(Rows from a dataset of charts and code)
^^^^

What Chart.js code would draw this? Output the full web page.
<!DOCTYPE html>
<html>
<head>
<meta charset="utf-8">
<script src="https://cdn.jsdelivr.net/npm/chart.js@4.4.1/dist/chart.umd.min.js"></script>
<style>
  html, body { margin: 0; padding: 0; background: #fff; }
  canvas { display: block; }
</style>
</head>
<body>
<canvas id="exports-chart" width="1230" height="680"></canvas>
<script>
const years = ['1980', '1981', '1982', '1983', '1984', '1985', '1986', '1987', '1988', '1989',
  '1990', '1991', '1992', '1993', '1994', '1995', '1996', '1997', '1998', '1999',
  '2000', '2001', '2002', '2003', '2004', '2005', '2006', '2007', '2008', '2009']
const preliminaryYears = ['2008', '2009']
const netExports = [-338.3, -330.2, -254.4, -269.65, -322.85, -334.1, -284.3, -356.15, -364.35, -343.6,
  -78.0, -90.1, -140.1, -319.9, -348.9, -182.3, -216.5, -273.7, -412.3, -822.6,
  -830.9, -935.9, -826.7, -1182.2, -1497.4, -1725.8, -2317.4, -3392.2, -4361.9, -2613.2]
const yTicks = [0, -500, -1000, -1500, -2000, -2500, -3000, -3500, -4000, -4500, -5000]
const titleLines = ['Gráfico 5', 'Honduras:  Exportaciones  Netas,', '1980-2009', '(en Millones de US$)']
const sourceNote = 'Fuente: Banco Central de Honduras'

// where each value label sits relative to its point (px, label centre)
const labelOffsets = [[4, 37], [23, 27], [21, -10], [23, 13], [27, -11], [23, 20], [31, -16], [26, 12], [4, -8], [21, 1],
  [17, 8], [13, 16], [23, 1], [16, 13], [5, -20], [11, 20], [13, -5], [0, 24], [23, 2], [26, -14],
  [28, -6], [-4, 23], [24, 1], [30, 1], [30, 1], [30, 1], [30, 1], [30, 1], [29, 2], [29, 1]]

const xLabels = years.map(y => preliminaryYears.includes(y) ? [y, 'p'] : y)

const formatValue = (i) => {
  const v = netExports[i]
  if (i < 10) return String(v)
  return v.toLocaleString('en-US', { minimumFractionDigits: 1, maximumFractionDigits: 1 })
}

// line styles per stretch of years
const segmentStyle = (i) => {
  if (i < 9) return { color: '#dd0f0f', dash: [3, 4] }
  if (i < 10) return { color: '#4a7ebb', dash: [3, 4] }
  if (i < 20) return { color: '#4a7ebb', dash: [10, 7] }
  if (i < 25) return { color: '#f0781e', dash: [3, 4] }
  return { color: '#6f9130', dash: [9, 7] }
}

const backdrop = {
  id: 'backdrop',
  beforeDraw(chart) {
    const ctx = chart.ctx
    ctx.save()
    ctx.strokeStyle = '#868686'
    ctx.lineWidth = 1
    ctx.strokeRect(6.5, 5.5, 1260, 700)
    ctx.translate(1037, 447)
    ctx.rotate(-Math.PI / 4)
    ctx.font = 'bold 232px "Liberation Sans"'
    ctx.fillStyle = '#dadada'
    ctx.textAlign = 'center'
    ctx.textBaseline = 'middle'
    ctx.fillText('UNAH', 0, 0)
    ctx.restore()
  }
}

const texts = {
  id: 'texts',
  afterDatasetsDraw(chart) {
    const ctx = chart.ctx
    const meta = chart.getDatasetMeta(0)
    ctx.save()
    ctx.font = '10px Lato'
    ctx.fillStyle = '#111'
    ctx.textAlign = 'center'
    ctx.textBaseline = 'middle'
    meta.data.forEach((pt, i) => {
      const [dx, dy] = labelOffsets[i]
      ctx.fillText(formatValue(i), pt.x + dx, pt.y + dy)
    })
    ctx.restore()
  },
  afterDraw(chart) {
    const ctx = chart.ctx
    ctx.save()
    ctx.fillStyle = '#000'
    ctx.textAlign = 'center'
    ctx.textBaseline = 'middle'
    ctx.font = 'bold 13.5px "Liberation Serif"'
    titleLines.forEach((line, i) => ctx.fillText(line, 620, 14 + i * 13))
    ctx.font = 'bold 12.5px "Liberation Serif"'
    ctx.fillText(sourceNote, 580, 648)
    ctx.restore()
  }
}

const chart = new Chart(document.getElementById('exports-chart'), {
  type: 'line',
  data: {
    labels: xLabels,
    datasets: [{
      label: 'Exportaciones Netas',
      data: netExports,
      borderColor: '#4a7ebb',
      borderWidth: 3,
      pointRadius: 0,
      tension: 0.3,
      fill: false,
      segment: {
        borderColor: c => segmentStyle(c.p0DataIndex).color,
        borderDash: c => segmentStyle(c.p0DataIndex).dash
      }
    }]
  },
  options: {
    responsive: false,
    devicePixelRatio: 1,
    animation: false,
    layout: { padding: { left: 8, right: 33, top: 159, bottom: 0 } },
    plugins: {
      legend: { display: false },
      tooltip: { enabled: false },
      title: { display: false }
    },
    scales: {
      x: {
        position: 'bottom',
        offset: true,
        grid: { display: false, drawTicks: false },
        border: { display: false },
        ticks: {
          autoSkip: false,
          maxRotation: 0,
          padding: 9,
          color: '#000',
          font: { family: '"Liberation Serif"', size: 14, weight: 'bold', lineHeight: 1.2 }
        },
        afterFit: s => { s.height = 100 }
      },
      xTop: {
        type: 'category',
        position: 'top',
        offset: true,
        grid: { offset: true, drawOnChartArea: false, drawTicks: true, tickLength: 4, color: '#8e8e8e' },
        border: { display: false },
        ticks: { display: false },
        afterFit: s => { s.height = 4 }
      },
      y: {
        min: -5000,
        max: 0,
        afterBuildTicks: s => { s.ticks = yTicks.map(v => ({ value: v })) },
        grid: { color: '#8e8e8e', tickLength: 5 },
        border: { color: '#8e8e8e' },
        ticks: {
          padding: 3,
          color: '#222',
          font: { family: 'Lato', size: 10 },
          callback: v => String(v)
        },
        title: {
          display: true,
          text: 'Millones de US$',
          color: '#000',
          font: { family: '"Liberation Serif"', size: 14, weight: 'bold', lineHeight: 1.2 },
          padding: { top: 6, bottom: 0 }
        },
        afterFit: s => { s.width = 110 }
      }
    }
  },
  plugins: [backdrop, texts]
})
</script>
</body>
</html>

^^^^

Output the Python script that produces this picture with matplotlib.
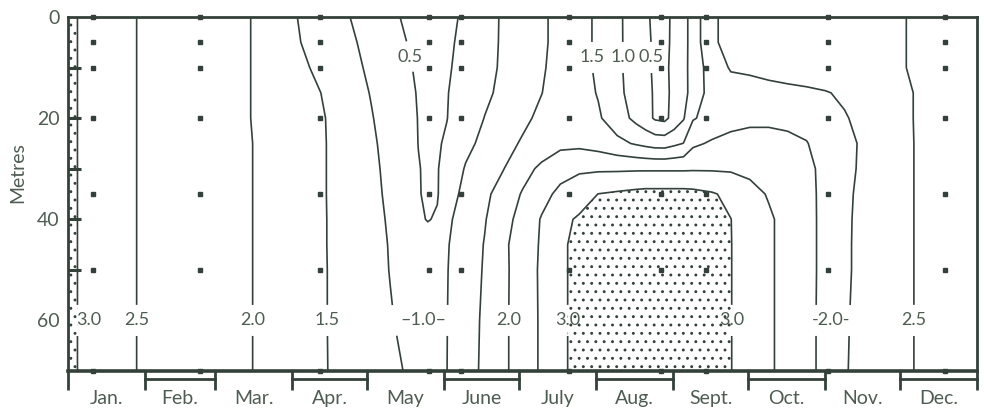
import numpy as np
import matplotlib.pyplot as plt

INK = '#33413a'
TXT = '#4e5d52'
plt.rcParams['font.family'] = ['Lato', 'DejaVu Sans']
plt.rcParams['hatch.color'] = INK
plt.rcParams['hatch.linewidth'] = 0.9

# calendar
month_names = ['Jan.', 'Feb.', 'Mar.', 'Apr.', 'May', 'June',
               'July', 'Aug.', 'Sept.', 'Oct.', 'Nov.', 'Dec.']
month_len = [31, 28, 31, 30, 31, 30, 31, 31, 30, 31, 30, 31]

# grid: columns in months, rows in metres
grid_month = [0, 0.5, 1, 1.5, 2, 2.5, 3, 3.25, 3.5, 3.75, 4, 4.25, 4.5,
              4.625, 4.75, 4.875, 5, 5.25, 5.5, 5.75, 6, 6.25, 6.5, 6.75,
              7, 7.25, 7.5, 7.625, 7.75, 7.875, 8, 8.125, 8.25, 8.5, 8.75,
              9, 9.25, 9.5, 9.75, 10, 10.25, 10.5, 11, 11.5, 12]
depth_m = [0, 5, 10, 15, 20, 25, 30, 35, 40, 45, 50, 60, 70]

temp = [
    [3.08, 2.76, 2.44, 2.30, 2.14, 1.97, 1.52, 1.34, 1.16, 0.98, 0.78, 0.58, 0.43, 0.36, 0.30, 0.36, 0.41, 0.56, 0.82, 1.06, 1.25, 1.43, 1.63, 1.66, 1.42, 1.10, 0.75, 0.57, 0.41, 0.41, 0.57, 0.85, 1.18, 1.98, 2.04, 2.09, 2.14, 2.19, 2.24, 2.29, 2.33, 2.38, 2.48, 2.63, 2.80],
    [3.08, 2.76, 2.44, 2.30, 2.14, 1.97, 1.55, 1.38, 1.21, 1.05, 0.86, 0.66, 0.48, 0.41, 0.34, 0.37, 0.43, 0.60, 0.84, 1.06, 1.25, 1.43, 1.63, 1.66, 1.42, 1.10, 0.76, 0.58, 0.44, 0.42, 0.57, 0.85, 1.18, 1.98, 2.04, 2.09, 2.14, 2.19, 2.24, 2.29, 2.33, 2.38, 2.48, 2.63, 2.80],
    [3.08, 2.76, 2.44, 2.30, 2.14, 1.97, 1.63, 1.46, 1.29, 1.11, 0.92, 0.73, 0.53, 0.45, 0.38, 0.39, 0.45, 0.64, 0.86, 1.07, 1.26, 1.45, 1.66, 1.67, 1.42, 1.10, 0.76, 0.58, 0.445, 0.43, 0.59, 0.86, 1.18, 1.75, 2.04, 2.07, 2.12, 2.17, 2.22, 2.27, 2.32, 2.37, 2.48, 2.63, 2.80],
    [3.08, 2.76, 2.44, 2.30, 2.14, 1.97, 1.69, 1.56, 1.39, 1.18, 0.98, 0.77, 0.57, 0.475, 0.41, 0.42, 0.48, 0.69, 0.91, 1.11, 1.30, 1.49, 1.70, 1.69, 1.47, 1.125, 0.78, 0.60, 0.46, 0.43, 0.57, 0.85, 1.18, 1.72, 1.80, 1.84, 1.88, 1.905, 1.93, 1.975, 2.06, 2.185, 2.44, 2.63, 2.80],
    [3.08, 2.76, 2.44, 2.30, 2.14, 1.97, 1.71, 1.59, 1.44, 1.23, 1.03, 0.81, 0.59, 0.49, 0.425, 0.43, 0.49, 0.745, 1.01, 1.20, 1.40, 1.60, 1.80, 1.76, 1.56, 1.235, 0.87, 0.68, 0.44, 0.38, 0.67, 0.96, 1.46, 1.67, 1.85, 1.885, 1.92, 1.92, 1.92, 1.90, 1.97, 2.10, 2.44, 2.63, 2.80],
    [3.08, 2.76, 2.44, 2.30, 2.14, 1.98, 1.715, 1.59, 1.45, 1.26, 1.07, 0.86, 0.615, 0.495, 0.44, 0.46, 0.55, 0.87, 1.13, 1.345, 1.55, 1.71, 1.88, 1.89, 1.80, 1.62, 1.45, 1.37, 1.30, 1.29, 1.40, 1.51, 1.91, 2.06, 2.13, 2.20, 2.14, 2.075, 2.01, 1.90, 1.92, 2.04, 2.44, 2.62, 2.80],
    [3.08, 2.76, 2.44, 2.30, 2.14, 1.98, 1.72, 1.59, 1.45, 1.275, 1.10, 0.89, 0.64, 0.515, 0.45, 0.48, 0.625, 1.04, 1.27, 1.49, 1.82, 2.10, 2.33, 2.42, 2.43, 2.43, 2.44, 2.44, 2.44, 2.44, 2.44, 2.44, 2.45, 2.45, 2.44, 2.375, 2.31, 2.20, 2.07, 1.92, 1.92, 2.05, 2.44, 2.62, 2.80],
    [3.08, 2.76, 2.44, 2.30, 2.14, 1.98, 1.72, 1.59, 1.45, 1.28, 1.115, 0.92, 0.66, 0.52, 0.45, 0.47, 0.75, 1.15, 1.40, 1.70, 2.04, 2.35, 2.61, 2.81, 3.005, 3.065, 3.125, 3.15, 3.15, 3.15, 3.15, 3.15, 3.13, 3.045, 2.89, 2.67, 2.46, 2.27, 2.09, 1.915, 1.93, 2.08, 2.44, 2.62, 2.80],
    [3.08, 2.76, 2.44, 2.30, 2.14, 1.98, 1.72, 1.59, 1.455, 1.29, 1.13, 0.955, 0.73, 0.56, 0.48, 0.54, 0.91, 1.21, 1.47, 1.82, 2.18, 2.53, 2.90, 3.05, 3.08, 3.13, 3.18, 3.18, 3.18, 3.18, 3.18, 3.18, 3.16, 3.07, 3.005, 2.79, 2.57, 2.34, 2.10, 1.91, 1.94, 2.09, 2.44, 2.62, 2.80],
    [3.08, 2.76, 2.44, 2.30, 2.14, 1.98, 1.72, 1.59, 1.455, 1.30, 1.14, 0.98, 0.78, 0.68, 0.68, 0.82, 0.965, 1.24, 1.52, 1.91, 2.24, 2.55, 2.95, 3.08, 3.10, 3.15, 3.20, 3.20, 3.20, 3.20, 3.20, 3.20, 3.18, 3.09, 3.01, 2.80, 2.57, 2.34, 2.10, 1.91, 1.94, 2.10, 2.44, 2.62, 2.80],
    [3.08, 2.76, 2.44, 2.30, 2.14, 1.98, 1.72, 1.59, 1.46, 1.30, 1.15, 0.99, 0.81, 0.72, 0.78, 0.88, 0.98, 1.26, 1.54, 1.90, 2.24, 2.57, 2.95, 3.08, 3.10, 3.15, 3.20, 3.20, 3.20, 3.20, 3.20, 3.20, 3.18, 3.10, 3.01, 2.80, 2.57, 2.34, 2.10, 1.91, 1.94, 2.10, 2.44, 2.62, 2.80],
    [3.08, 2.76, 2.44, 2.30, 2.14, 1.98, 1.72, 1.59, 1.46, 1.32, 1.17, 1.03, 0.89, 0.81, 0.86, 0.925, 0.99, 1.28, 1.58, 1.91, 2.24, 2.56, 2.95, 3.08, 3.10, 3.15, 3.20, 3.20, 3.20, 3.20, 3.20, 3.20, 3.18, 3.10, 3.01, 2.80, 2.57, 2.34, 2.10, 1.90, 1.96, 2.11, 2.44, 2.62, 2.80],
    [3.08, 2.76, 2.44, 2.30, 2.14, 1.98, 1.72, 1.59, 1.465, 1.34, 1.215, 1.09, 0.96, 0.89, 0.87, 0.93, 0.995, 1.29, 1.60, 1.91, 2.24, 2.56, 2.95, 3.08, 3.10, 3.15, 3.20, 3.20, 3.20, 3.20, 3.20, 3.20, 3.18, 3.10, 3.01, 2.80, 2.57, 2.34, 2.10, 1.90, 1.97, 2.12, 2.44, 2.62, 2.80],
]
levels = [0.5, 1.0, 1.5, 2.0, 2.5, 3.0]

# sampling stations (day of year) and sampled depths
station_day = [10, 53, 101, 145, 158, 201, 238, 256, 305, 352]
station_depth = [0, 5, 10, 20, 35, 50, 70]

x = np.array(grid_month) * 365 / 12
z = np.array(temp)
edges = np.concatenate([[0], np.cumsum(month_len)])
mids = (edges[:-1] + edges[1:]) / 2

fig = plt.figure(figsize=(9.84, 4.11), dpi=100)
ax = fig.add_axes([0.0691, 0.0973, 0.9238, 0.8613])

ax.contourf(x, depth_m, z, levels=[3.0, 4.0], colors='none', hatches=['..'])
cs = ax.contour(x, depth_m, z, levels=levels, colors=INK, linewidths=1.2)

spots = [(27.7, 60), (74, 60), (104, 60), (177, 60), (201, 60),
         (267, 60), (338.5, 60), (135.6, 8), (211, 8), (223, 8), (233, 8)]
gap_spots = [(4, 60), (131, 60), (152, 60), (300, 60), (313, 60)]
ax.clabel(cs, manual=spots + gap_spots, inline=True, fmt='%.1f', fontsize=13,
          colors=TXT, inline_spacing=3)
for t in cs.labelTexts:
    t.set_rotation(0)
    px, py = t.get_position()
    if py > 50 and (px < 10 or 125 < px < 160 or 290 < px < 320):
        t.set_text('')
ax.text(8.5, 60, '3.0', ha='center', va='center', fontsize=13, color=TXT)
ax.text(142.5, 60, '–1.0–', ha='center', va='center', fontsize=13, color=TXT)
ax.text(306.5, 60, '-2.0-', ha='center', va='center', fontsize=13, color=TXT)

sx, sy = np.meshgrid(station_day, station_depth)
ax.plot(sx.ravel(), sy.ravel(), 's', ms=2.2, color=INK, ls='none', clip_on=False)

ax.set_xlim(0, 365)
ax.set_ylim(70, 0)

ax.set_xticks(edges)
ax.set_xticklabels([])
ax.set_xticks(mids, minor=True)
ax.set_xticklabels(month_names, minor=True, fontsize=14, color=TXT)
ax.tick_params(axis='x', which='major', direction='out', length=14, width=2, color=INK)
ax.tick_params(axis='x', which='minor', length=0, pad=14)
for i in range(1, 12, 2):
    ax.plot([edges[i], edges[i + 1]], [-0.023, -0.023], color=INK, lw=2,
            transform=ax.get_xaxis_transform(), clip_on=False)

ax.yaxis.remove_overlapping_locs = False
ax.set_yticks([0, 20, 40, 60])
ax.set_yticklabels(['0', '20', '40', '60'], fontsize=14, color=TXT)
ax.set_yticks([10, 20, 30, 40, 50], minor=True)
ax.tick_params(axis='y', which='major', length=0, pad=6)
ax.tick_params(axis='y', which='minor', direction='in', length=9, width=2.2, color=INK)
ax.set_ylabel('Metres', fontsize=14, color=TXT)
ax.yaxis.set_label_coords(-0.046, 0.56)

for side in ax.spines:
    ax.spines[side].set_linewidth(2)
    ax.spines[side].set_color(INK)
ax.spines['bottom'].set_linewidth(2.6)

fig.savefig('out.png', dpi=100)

^^^^

From the records above, quote word for word only the lines beginning at the line that has "Output the Python" and stopping after the line that has "50, 60, 70]". Omit the pictures.

Output the Python script that produces this picture with matplotlib.
import numpy as np
import matplotlib.pyplot as plt

INK = '#33413a'
TXT = '#4e5d52'
plt.rcParams['font.family'] = ['Lato', 'DejaVu Sans']
plt.rcParams['hatch.color'] = INK
plt.rcParams['hatch.linewidth'] = 0.9

# calendar
month_names = ['Jan.', 'Feb.', 'Mar.', 'Apr.', 'May', 'June',
               'July', 'Aug.', 'Sept.', 'Oct.', 'Nov.', 'Dec.']
month_len = [31, 28, 31, 30, 31, 30, 31, 31, 30, 31, 30, 31]

# grid: columns in months, rows in metres
grid_month = [0, 0.5, 1, 1.5, 2, 2.5, 3, 3.25, 3.5, 3.75, 4, 4.25, 4.5,
              4.625, 4.75, 4.875, 5, 5.25, 5.5, 5.75, 6, 6.25, 6.5, 6.75,
              7, 7.25, 7.5, 7.625, 7.75, 7.875, 8, 8.125, 8.25, 8.5, 8.75,
              9, 9.25, 9.5, 9.75, 10, 10.25, 10.5, 11, 11.5, 12]
depth_m = [0, 5, 10, 15, 20, 25, 30, 35, 40, 45, 50, 60, 70]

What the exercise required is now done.